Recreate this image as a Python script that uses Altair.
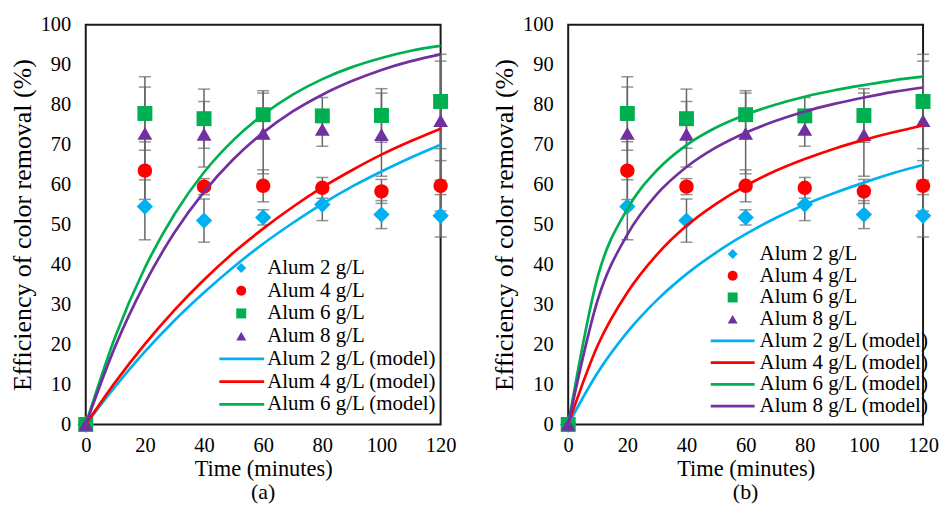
...
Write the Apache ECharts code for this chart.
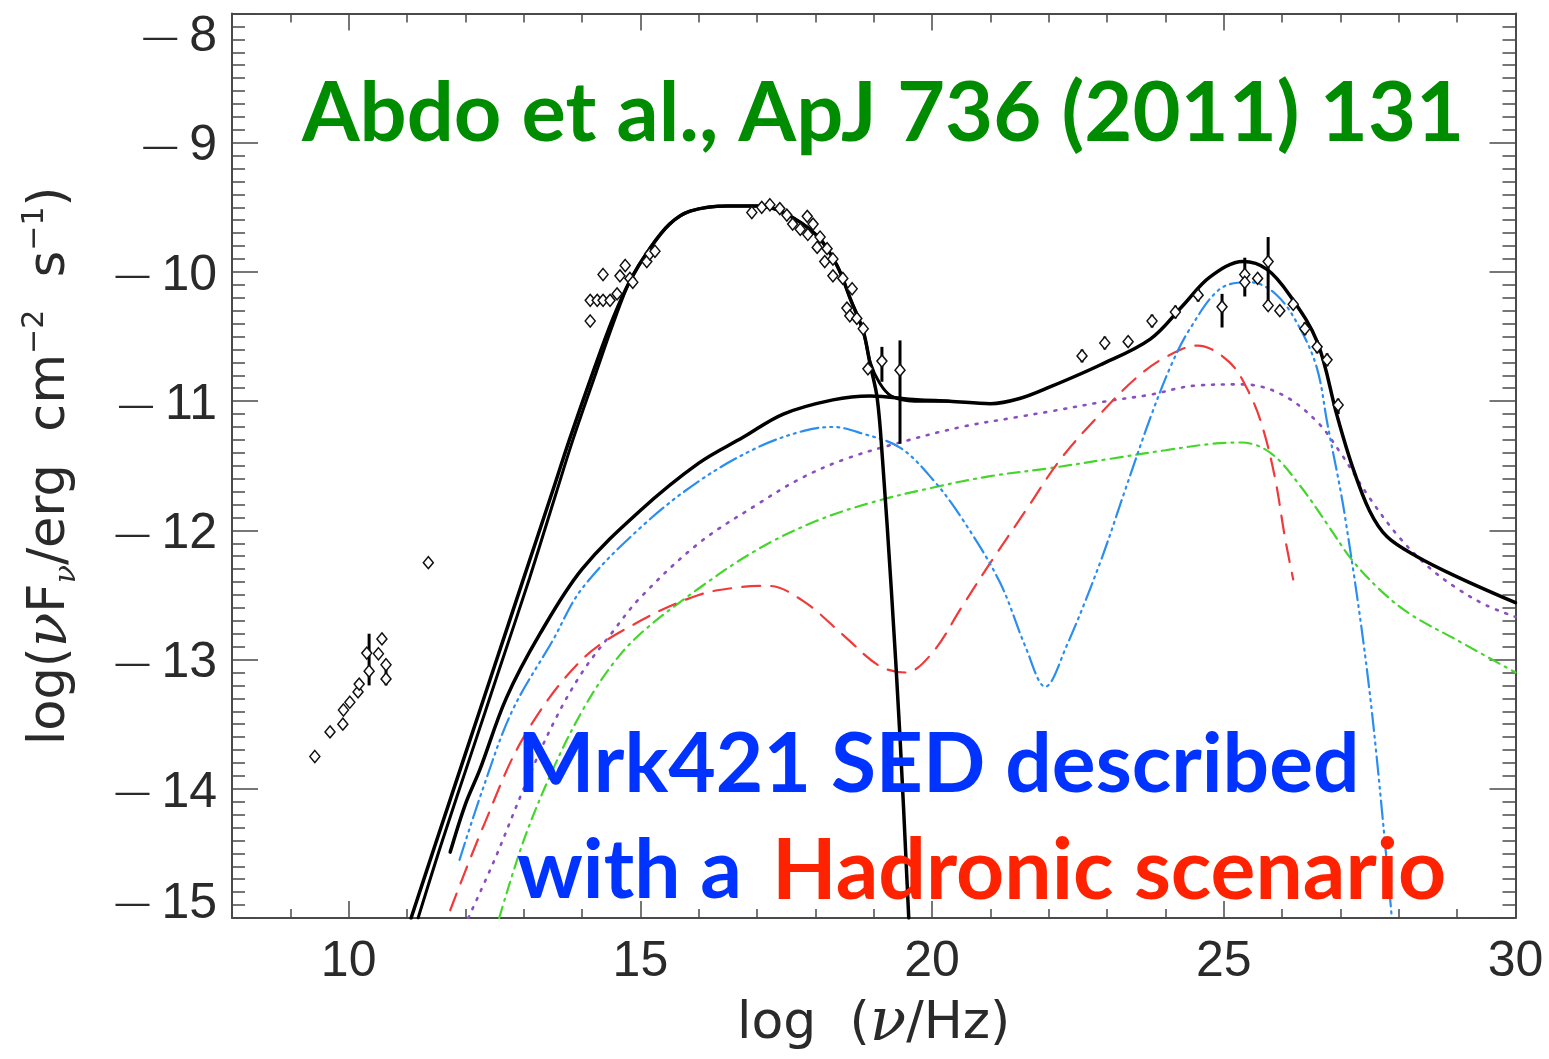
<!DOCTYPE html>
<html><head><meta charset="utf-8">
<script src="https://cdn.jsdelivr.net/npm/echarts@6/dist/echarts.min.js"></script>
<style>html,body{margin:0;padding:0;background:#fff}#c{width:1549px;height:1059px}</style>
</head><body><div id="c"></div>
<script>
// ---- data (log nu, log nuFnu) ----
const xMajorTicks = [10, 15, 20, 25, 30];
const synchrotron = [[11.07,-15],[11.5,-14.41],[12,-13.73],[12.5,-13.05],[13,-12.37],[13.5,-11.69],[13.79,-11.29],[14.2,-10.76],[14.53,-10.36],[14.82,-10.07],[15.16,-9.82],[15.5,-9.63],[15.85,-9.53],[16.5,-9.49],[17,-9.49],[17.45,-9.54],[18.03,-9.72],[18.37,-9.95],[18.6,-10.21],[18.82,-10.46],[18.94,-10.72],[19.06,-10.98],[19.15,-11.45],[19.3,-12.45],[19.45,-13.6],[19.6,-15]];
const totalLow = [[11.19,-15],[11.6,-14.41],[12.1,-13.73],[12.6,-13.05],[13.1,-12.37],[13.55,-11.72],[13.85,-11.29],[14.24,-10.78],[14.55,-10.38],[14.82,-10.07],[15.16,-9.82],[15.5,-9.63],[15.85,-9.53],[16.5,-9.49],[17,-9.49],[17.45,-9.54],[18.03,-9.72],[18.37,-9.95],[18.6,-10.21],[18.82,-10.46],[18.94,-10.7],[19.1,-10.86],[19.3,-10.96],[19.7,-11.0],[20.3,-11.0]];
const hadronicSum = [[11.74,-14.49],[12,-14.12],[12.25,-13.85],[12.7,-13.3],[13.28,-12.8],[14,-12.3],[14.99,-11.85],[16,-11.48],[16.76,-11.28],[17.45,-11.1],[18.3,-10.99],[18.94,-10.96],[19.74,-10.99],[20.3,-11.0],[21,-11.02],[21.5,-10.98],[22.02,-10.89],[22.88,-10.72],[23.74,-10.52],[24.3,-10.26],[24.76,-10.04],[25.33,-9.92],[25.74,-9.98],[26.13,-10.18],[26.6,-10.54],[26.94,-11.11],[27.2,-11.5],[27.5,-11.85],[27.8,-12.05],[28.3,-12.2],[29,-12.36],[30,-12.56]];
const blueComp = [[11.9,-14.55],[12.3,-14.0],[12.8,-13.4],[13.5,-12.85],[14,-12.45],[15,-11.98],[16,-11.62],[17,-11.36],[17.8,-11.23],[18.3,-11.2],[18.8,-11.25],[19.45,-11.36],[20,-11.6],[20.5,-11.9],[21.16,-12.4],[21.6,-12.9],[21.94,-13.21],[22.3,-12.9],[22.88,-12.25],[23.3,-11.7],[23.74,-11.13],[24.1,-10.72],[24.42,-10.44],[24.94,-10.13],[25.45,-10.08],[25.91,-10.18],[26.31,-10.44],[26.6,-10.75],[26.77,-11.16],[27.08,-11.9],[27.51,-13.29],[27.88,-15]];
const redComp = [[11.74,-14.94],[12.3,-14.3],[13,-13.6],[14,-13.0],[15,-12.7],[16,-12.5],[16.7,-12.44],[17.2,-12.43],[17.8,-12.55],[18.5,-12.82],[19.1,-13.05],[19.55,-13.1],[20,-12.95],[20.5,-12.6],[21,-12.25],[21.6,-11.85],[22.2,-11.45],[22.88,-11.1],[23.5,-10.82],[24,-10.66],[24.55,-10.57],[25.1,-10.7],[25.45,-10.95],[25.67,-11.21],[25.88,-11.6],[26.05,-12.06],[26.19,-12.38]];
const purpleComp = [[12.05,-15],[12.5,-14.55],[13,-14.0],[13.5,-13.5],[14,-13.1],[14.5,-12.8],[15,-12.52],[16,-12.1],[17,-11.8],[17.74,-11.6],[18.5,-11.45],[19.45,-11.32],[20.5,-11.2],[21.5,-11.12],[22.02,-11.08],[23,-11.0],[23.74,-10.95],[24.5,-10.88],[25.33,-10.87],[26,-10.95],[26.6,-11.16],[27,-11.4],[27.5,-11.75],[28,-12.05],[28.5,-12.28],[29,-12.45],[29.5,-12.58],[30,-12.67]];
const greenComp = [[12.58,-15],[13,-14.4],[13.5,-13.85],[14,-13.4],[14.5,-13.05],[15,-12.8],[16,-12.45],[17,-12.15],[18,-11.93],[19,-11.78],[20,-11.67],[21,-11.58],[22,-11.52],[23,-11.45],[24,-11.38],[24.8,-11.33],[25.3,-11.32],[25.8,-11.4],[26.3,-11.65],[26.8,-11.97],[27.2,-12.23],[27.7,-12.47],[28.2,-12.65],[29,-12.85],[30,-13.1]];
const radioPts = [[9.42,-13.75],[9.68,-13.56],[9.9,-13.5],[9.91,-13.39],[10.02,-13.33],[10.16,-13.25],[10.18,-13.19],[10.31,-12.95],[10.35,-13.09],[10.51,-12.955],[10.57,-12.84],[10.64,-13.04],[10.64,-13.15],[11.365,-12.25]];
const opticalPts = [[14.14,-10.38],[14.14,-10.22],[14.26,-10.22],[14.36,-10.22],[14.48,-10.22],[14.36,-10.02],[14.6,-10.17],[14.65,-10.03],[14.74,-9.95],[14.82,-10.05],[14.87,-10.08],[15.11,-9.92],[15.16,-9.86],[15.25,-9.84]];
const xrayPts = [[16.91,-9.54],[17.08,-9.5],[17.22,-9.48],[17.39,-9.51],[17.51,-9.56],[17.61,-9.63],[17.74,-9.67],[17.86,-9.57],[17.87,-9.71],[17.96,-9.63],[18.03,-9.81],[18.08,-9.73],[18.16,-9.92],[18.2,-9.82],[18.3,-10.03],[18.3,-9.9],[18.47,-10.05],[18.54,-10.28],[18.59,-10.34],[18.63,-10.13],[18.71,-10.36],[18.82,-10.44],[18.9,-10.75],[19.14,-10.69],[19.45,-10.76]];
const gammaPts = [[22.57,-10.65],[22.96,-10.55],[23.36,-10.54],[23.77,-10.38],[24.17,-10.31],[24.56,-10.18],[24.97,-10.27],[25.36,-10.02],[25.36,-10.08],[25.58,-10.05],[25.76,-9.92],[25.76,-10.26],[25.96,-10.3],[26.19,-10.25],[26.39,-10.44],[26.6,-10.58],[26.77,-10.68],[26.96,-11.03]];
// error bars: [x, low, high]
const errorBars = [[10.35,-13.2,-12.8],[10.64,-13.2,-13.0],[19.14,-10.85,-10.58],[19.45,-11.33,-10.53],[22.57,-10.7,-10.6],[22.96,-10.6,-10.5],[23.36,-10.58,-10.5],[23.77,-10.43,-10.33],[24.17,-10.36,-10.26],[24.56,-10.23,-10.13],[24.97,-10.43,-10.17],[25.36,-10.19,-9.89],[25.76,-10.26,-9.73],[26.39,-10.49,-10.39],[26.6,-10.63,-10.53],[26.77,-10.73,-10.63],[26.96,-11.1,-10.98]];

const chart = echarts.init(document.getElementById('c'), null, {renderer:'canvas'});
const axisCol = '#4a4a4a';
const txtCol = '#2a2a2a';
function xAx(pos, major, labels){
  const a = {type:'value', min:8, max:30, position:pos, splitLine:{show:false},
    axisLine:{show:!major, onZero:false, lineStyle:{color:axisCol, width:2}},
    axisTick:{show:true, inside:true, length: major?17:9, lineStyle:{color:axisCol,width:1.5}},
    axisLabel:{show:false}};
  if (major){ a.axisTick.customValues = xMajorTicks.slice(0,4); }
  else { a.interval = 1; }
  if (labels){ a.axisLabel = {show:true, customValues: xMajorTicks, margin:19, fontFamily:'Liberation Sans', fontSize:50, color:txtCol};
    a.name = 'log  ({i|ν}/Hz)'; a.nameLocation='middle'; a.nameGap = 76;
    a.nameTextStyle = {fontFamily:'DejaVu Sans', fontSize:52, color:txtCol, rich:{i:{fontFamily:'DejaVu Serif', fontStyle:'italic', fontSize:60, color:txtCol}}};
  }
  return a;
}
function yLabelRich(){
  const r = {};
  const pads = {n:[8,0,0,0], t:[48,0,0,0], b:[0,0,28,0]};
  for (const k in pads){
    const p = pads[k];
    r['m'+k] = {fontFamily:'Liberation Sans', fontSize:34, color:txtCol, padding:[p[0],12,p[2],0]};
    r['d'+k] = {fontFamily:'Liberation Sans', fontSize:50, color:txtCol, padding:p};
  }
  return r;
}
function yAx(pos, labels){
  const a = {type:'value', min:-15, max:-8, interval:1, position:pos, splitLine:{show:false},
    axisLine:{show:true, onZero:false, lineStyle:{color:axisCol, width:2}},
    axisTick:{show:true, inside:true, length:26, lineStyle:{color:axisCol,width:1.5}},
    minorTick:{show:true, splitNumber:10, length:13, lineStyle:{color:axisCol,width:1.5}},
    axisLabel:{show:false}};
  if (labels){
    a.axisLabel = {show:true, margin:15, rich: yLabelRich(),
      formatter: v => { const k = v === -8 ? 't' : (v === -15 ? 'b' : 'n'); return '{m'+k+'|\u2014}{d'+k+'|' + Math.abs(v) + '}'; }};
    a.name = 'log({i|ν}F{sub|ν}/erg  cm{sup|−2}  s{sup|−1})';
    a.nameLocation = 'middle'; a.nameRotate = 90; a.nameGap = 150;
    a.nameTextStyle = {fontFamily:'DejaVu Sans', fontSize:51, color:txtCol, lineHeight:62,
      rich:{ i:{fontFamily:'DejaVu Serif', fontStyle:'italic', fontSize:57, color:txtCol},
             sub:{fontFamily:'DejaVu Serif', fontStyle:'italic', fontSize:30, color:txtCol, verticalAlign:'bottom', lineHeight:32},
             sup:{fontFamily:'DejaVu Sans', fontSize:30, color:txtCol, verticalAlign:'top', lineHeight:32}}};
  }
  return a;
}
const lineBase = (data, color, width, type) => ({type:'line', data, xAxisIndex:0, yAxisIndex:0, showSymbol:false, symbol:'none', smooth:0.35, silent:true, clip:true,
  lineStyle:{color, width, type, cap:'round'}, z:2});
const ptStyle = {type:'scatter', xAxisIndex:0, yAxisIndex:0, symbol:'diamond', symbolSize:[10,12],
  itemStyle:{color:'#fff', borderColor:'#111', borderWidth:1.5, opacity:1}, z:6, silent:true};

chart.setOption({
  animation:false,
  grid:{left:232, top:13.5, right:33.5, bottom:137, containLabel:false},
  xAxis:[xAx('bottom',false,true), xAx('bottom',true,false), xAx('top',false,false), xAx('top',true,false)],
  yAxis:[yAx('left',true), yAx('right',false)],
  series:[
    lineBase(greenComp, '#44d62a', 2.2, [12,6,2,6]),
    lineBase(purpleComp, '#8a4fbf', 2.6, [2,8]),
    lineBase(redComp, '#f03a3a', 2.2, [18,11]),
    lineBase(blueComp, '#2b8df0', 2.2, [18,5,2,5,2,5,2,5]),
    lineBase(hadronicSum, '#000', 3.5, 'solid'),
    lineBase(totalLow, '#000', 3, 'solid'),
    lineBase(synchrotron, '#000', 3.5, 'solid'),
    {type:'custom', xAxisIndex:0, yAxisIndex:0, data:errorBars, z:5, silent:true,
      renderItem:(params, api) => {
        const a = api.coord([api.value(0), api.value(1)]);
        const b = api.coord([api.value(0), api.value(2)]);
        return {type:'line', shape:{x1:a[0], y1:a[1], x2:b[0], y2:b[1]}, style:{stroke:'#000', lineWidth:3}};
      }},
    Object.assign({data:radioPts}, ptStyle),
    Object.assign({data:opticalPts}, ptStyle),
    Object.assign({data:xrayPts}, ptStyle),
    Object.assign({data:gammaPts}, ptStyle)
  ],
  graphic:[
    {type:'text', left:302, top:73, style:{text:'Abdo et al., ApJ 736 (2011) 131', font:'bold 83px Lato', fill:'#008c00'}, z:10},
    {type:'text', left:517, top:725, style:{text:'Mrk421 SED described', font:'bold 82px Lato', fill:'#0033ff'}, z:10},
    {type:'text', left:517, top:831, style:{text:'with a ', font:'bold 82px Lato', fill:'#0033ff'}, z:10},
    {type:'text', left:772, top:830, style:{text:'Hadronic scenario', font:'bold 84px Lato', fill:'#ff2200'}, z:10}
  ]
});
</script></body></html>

[SHORT PROBLEM]
Gather up, from the records above, each line where the word "script" appears.

[SOLUTION TO THIS EXERCISE]
Recreate this image as a Python script that uses Altair.
<script src="https://cdn.jsdelivr.net/npm/echarts@6/dist/echarts.min.js"></script>
<script>
</script></body></html>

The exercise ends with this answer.